Set task: Your copy of the material must match it exactly, except that pictures are dropped.

Source code of charts:
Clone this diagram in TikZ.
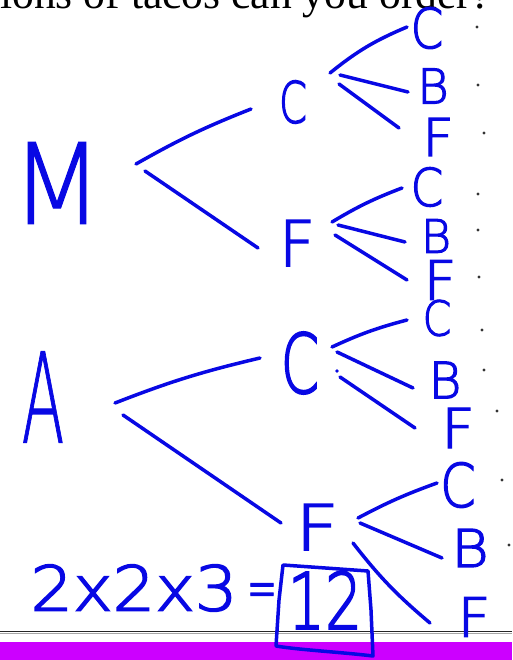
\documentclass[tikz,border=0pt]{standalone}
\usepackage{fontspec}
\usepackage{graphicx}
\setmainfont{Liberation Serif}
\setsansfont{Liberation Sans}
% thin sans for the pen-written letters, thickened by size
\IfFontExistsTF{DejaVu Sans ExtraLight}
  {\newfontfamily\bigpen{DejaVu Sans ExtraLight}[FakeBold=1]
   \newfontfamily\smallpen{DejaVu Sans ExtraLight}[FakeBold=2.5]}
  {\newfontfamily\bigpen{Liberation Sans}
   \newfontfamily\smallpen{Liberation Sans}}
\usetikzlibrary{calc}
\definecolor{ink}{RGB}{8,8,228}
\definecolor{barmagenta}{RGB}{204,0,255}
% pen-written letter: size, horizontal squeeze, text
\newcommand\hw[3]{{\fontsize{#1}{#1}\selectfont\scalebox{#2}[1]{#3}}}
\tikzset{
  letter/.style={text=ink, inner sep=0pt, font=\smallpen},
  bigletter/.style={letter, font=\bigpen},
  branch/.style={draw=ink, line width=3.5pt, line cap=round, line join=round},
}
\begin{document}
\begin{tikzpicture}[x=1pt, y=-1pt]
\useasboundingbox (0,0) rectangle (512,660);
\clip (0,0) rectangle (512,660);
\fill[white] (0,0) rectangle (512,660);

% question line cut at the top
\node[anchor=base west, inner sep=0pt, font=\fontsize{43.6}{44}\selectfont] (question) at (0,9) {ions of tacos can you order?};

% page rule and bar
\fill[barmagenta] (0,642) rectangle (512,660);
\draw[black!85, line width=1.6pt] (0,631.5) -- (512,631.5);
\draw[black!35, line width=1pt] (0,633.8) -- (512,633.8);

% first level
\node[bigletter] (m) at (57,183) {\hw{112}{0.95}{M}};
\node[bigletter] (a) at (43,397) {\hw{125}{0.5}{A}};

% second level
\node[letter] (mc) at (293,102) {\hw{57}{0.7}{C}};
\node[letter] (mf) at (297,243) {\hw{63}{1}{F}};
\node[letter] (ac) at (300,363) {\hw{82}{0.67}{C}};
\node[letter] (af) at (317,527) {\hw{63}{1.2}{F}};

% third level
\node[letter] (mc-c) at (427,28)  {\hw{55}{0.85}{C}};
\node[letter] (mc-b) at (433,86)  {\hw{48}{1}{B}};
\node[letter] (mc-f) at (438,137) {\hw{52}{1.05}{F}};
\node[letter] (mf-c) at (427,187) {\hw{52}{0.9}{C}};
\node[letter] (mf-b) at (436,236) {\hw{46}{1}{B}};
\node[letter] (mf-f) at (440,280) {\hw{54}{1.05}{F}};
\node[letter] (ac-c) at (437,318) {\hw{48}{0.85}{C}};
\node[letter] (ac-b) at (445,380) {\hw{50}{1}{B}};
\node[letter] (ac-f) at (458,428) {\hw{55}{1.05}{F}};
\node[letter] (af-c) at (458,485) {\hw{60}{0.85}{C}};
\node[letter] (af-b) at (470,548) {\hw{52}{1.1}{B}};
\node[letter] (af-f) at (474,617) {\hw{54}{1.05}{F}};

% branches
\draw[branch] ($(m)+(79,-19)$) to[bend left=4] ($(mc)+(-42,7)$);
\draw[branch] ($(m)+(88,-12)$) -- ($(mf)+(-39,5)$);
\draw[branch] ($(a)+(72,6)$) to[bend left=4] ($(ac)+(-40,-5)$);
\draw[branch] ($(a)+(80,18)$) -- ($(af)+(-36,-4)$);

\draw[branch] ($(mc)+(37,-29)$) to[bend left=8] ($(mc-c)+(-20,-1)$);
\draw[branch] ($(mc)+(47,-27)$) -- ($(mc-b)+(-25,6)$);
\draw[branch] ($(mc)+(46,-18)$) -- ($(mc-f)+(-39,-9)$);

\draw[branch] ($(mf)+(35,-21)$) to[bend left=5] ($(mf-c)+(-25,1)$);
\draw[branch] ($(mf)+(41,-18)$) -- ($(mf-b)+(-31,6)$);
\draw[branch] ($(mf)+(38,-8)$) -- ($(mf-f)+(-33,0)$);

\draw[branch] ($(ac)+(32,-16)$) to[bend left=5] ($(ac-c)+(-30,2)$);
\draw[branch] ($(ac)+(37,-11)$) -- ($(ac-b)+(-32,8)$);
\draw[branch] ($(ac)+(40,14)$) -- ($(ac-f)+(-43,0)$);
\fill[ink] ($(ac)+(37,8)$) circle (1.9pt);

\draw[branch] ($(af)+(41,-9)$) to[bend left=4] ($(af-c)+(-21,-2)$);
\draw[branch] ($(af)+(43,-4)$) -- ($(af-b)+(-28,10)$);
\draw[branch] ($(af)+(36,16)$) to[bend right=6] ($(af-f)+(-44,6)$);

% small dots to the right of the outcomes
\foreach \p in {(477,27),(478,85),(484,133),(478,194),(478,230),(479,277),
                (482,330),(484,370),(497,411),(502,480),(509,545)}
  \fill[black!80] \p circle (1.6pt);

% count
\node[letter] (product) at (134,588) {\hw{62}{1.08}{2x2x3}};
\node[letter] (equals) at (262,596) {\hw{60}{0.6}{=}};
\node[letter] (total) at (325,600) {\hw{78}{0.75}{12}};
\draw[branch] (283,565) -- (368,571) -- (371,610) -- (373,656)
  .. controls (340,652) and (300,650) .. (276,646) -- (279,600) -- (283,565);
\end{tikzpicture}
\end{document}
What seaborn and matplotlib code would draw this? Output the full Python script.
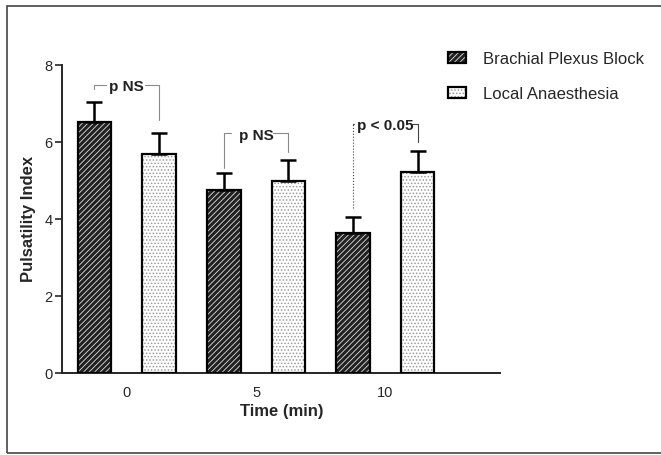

Result:
Clone this diagram in TikZ.
\documentclass[tikz,border=0pt]{standalone}
\usepackage{fontspec}
\usepackage{graphicx}
\setmainfont{Liberation Serif}
\setsansfont{Liberation Sans}
% thin sans for the pen-written letters, thickened by size
\IfFontExistsTF{DejaVu Sans ExtraLight}
  {\newfontfamily\bigpen{DejaVu Sans ExtraLight}[FakeBold=1]
   \newfontfamily\smallpen{DejaVu Sans ExtraLight}[FakeBold=2.5]}
  {\newfontfamily\bigpen{Liberation Sans}
   \newfontfamily\smallpen{Liberation Sans}}
\usetikzlibrary{calc}
\definecolor{ink}{RGB}{8,8,228}
\definecolor{barmagenta}{RGB}{204,0,255}
% pen-written letter: size, horizontal squeeze, text
\newcommand\hw[3]{{\fontsize{#1}{#1}\selectfont\scalebox{#2}[1]{#3}}}
\tikzset{
  letter/.style={text=ink, inner sep=0pt, font=\smallpen},
  bigletter/.style={letter, font=\bigpen},
  branch/.style={draw=ink, line width=3.5pt, line cap=round, line join=round},
}
\begin{document}
\begin{tikzpicture}[x=1pt, y=-1pt]
\useasboundingbox (0,0) rectangle (512,660);
\clip (0,0) rectangle (512,660);
\fill[white] (0,0) rectangle (512,660);

% question line cut at the top
\node[anchor=base west, inner sep=0pt, font=\fontsize{43.6}{44}\selectfont] (question) at (0,9) {ions of tacos can you order?};

% page rule and bar
\fill[barmagenta] (0,642) rectangle (512,660);
\draw[black!85, line width=1.6pt] (0,631.5) -- (512,631.5);
\draw[black!35, line width=1pt] (0,633.8) -- (512,633.8);

% first level
\node[bigletter] (m) at (57,183) {\hw{112}{0.95}{M}};
\node[bigletter] (a) at (43,397) {\hw{125}{0.5}{A}};

% second level
\node[letter] (mc) at (293,102) {\hw{57}{0.7}{C}};
\node[letter] (mf) at (297,243) {\hw{63}{1}{F}};
\node[letter] (ac) at (300,363) {\hw{82}{0.67}{C}};
\node[letter] (af) at (317,527) {\hw{63}{1.2}{F}};

% third level
\node[letter] (mc-c) at (427,28)  {\hw{55}{0.85}{C}};
\node[letter] (mc-b) at (433,86)  {\hw{48}{1}{B}};
\node[letter] (mc-f) at (438,137) {\hw{52}{1.05}{F}};
\node[letter] (mf-c) at (427,187) {\hw{52}{0.9}{C}};
\node[letter] (mf-b) at (436,236) {\hw{46}{1}{B}};
\node[letter] (mf-f) at (440,280) {\hw{54}{1.05}{F}};
\node[letter] (ac-c) at (437,318) {\hw{48}{0.85}{C}};
\node[letter] (ac-b) at (445,380) {\hw{50}{1}{B}};
\node[letter] (ac-f) at (458,428) {\hw{55}{1.05}{F}};
\node[letter] (af-c) at (458,485) {\hw{60}{0.85}{C}};
\node[letter] (af-b) at (470,548) {\hw{52}{1.1}{B}};
\node[letter] (af-f) at (474,617) {\hw{54}{1.05}{F}};

% branches
\draw[branch] ($(m)+(79,-19)$) to[bend left=4] ($(mc)+(-42,7)$);
\draw[branch] ($(m)+(88,-12)$) -- ($(mf)+(-39,5)$);
\draw[branch] ($(a)+(72,6)$) to[bend left=4] ($(ac)+(-40,-5)$);
\draw[branch] ($(a)+(80,18)$) -- ($(af)+(-36,-4)$);

\draw[branch] ($(mc)+(37,-29)$) to[bend left=8] ($(mc-c)+(-20,-1)$);
\draw[branch] ($(mc)+(47,-27)$) -- ($(mc-b)+(-25,6)$);
\draw[branch] ($(mc)+(46,-18)$) -- ($(mc-f)+(-39,-9)$);

\draw[branch] ($(mf)+(35,-21)$) to[bend left=5] ($(mf-c)+(-25,1)$);
\draw[branch] ($(mf)+(41,-18)$) -- ($(mf-b)+(-31,6)$);
\draw[branch] ($(mf)+(38,-8)$) -- ($(mf-f)+(-33,0)$);

\draw[branch] ($(ac)+(32,-16)$) to[bend left=5] ($(ac-c)+(-30,2)$);
\draw[branch] ($(ac)+(37,-11)$) -- ($(ac-b)+(-32,8)$);
\draw[branch] ($(ac)+(40,14)$) -- ($(ac-f)+(-43,0)$);
\fill[ink] ($(ac)+(37,8)$) circle (1.9pt);

\draw[branch] ($(af)+(41,-9)$) to[bend left=4] ($(af-c)+(-21,-2)$);
\draw[branch] ($(af)+(43,-4)$) -- ($(af-b)+(-28,10)$);
\draw[branch] ($(af)+(36,16)$) to[bend right=6] ($(af-f)+(-44,6)$);

% small dots to the right of the outcomes
\foreach \p in {(477,27),(478,85),(484,133),(478,194),(478,230),(479,277),
                (482,330),(484,370),(497,411),(502,480),(509,545)}
  \fill[black!80] \p circle (1.6pt);

% count
\node[letter] (product) at (134,588) {\hw{62}{1.08}{2x2x3}};
\node[letter] (equals) at (262,596) {\hw{60}{0.6}{=}};
\node[letter] (total) at (325,600) {\hw{78}{0.75}{12}};
\draw[branch] (283,565) -- (368,571) -- (371,610) -- (373,656)
  .. controls (340,652) and (300,650) .. (276,646) -- (279,600) -- (283,565);
\end{tikzpicture}
\end{document}
What seaborn and matplotlib code would draw this? Output the full Python script.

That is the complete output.